Range (min … max): 2.102 μs … 1.017 ms ┊ GC (min … max): 0.00% … 99.40%

Time (median): 2.477 μs ┊ GC (median): 0.00%

Time (mean ± σ): 2.725 μs ± 13.428 μs ┊ GC (mean ± σ): 6.92% ± 1.41%

Memory estimate: 4.06 KiB, allocs estimate: 1.

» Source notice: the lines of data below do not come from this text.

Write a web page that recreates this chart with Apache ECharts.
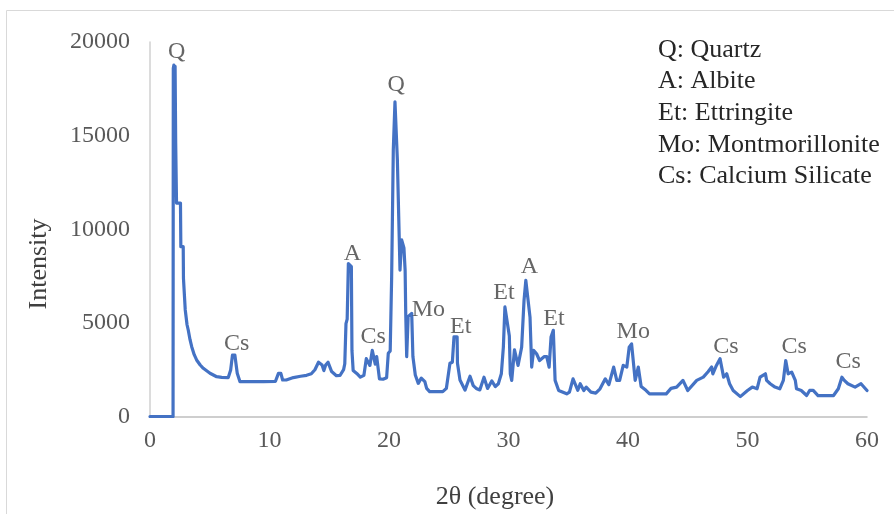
<!DOCTYPE html>
<html>
<meta charset="UTF-8">
<title>xrd-pattern</title>
<style type="text/css">
    html,
    body {
        margin: 0px;
        height: 100%;
        width: 100%;
        background: #ffffff;
    }

    #chart {
        width: 894px;
        height: 514px;
    }
</style>
<script src="https://cdn.jsdelivr.net/npm/echarts@6/dist/echarts.min.js"></script>

<body>
    <div id="chart"></div>
    <script>
        // pattern: 2θ (degree) and intensity
        const twoTheta = [
            0, 1.93, 1.95, 2.0, 2.05, 2.1, 2.15, 2.2, 2.22, 2.55, 2.58, 2.78, 2.8, 2.92, 2.95, 3.07,
            3.1, 3.2, 3.35, 3.49, 3.7, 3.9, 4.2, 4.46, 5.02, 5.58, 6.0, 6.55, 6.75, 6.9, 7.1, 7.3,
            7.53, 8.5, 9.5, 10.5, 10.75, 10.95, 11.1, 11.4, 12.0, 12.6, 13.1, 13.5, 13.8, 14.1, 14.4, 14.55,
            14.7, 14.9, 15.2, 15.6, 15.9, 16.2, 16.3, 16.4, 16.5, 16.6, 16.85, 16.9, 17.0, 17.3, 17.6, 17.9,
            18.1, 18.4, 18.6, 18.75, 18.85, 18.97, 19.2, 19.5, 19.8, 19.94, 20.1, 20.22, 20.36, 20.5, 20.64, 20.7,
            20.8, 20.92, 21.06, 21.25, 21.35, 21.4, 21.48, 21.6, 21.9, 22.0, 22.2, 22.45, 22.7, 23.0, 23.15, 23.4,
            24.5, 24.8, 25.1, 25.3, 25.44, 25.7, 25.73, 25.94, 26.36, 26.78, 27.05, 27.3, 27.6, 27.95, 28.25, 28.6,
            28.9, 29.15, 29.4, 29.57, 29.7, 29.85, 30.07, 30.15, 30.27, 30.5, 30.8, 31.1, 31.3, 31.45, 31.57, 31.8,
            31.94, 32.1, 32.35, 32.6, 33.0, 33.2, 33.4, 33.56, 33.75, 33.9, 34.2, 34.87, 35.1, 35.4, 35.8, 36.0,
            36.3, 36.5, 36.9, 37.3, 37.66, 38.1, 38.4, 38.8, 39.06, 39.3, 39.6, 39.9, 40.1, 40.3, 40.6, 40.86,
            41.1, 41.5, 41.8, 43.2, 43.6, 44.07, 44.6, 45.0, 45.75, 46.3, 46.7, 47.0, 47.1, 47.4, 47.7, 48.0,
            48.26, 48.5, 48.8, 49.4, 50.0, 50.4, 50.8, 51.05, 51.5, 51.6, 51.9, 52.3, 52.7, 53.0, 53.2, 53.4,
            53.7, 54.0, 54.1, 54.5, 54.95, 55.2, 55.5, 55.9, 57.2, 57.6, 57.9, 58.1, 58.4, 59.0, 59.5, 60.0
        ];
        const intensity = [
            0, 0, 18600, 18770, 18400, 18700, 14600, 14500, 11400, 11400, 9070, 9070, 7380, 7380, 5690, 5690,
            4900, 4620, 4100, 3730, 3300, 3020, 2750, 2575, 2310, 2125, 2090, 2080, 2480, 3280, 3280, 2310,
            1860, 1860, 1860, 1880, 2300, 2300, 1950, 1950, 2080, 2150, 2200, 2280, 2500, 2900, 2750, 2450,
            2750, 2900, 2400, 2180, 2190, 2500, 2820, 4960, 5200, 8170, 8000, 3530, 2460, 2300, 2100, 2200,
            3090, 2730, 3530, 3530, 2800, 3200, 2010, 1990, 2070, 3375, 3500, 7380, 14230, 16810, 16750, 13700,
            13600, 7820, 9430, 9000, 7800, 5510, 3200, 5330, 5510, 3200, 2215, 1770, 2050, 1860, 1500, 1325,
            1325, 1500, 2840, 2900, 4260, 4260, 2840, 1950, 1410, 2150, 1650, 1500, 1420, 2100, 1500, 1900,
            1600, 1750, 2280, 3700, 5850, 5850, 4300, 2280, 1930, 3560, 2730, 3700, 6200, 7270, 7270, 5310,
            2640, 3530, 3350, 2990, 3200, 3200, 2640, 4240, 4600, 1930, 1390, 1210, 1300, 2010, 1400, 1750,
            1390, 1570, 1300, 1250, 1480, 2010, 1700, 2640, 1930, 1930, 2730, 2640, 3700, 3880, 1930, 2640,
            1600, 1400, 1210, 1210, 1500, 1570, 1930, 1390, 1930, 2100, 2390, 2640, 2280, 2730, 3090, 2100,
            2280, 1750, 1390, 1060, 1390, 1570, 1480, 2100, 2280, 1930, 1750, 1570, 1480, 1930, 2990, 2280,
            2370, 1930, 1480, 1390, 1120, 1390, 1390, 1120, 1120, 1480, 2100, 1930, 1750, 1570, 1750, 1390
        ];

        // phase marks over the peaks
        const peakNames = ['Q', 'Cs', 'A', 'Cs', 'Q', 'Mo', 'Et', 'Et', 'A', 'Et', 'Mo', 'Cs', 'Cs', 'Cs'];
        const peakX = [2.23, 7.26, 16.93, 18.68, 20.6, 23.29, 26.0, 29.62, 31.74, 33.81, 40.44, 48.2, 53.9, 58.43];
        const peakY = [19480, 3910, 8715, 4260, 17700, 5690, 4800, 6620, 8000, 5245, 4530, 3730, 3730, 2930];

        const legendLines = ['Q: Quartz', 'A: Albite', 'Et: Ettringite', 'Mo: Montmorillonite', 'Cs: Calcium Silicate'];

        const serif = '"Liberation Serif", "Times New Roman", serif';

        const chart = echarts.init(document.querySelector('#chart'));

        const lineData = twoTheta.map((t, i) => [t, intensity[i]]);
        const markData = peakNames.map((n, i) => ({ name: n, value: [peakX[i], peakY[i]] }));

        const graphics = [
            {
                type: 'rect',
                shape: { x: 6.5, y: 10.5, width: 900, height: 520 },
                style: { fill: null, stroke: '#d9d9d9', lineWidth: 1 },
                silent: true
            },
            {
                type: 'text',
                x: 39, y: 264, rotation: Math.PI / 2,
                style: {
                    text: 'Intensity', font: '26px ' + serif, fill: '#404040',
                    align: 'center', verticalAlign: 'middle'
                }
            },
            {
                type: 'text',
                x: 495, y: 497,
                style: {
                    text: '2θ (degree)', font: '26px ' + serif, fill: '#404040',
                    align: 'center', verticalAlign: 'middle'
                }
            }
        ];
        legendLines.forEach((s, i) => {
            graphics.push({
                type: 'text',
                x: 658, y: 50 + i * 31.6,
                style: {
                    text: s, font: '26px ' + serif, fill: '#262626',
                    align: 'left', verticalAlign: 'middle'
                }
            });
        });

        const options = {
            animation: false,
            grid: { left: 150, top: 42, width: 717, height: 374.5 },
            xAxis: {
                type: 'value',
                min: 0, max: 60, interval: 10,
                axisLine: { show: true, onZero: false, lineStyle: { color: '#bfbfbf', width: 1.5 } },
                axisTick: { show: false },
                splitLine: { show: false },
                axisLabel: { fontFamily: serif, fontSize: 24, color: '#595959', margin: 12 }
            },
            yAxis: {
                type: 'value',
                min: 0, max: 20000, interval: 5000,
                axisLine: { show: true, lineStyle: { color: '#d0d0d0', width: 1.5 } },
                axisTick: { show: false },
                splitLine: { show: false },
                axisLabel: {
                    fontFamily: serif, fontSize: 24, color: '#595959', margin: 20,
                    formatter: v => String(v)
                }
            },
            graphic: graphics,
            series: [
                {
                    type: 'line',
                    data: lineData,
                    showSymbol: false,
                    lineStyle: { color: '#4472c4', width: 3.2, cap: 'round', join: 'round' }
                },
                {
                    type: 'scatter',
                    data: markData,
                    symbolSize: 0,
                    silent: true,
                    z: 5,
                    label: {
                        show: true,
                        position: 'inside',
                        formatter: p => p.name,
                        fontFamily: serif,
                        fontSize: 24,
                        color: '#404040'
                    }
                }
            ]
        };
        chart.setOption(options);
    </script>
</body>

</html>
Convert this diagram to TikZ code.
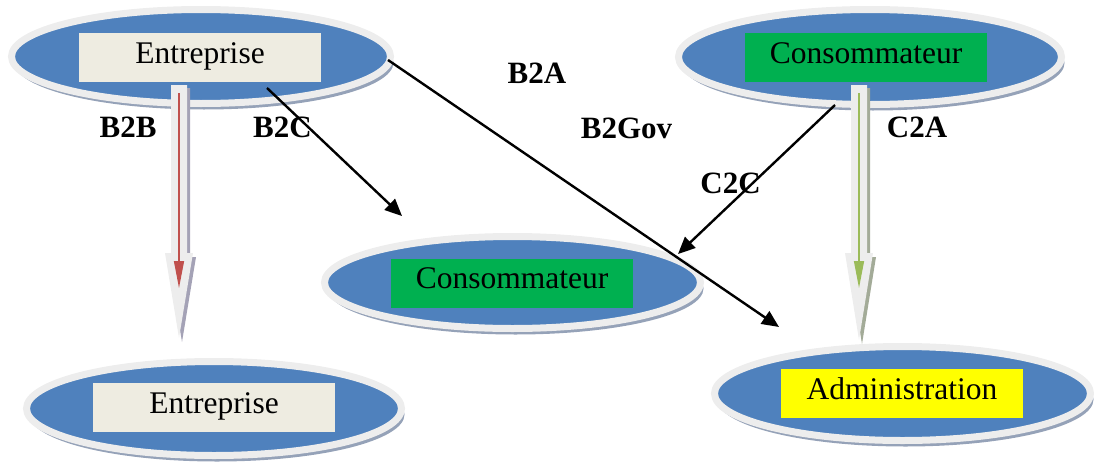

Why doesn't Method 1 produce a similar performance as Method 3? I'm probably missing something basic here.

Thank you for your help!

Solution

using the following MWE

using LinearAlgebra, BenchmarkTools, SparseArrays

A = sprand(501,501,0.005)
At1 = transpose(A)
At2 = sparse(Matrix(transpose(A)))
f = rand(Float64,501,1)

you will find no significant performance difference between

@benchmark $At1*$f

and

@benchmark $At2*$f

As was pointed out by @SGJ the trick is to have a primitive type as parameter for your container, i.e. SparseMatrixCSC{Float64, Int64} instead of SparseMatrixCSC{Float64, Integer}, which is what sprand(501,501,0.005) generates.

@CRJ

IIRC, transpose(A) makes a view of A through LinearAlgebra, which requires translating coordinates for every access. I don't think the fast ways of doing MV math will work through that interface. I'm not surprised that converting your transpose to a matrix object instead of trying to do math through the view is faster.

transpose(A) yields Transpose(A), where Transpose is a lazy transpose wrapper. For sparse-matrix-dense-vector multiplication there are tailored methods, which do not require any mutations of A.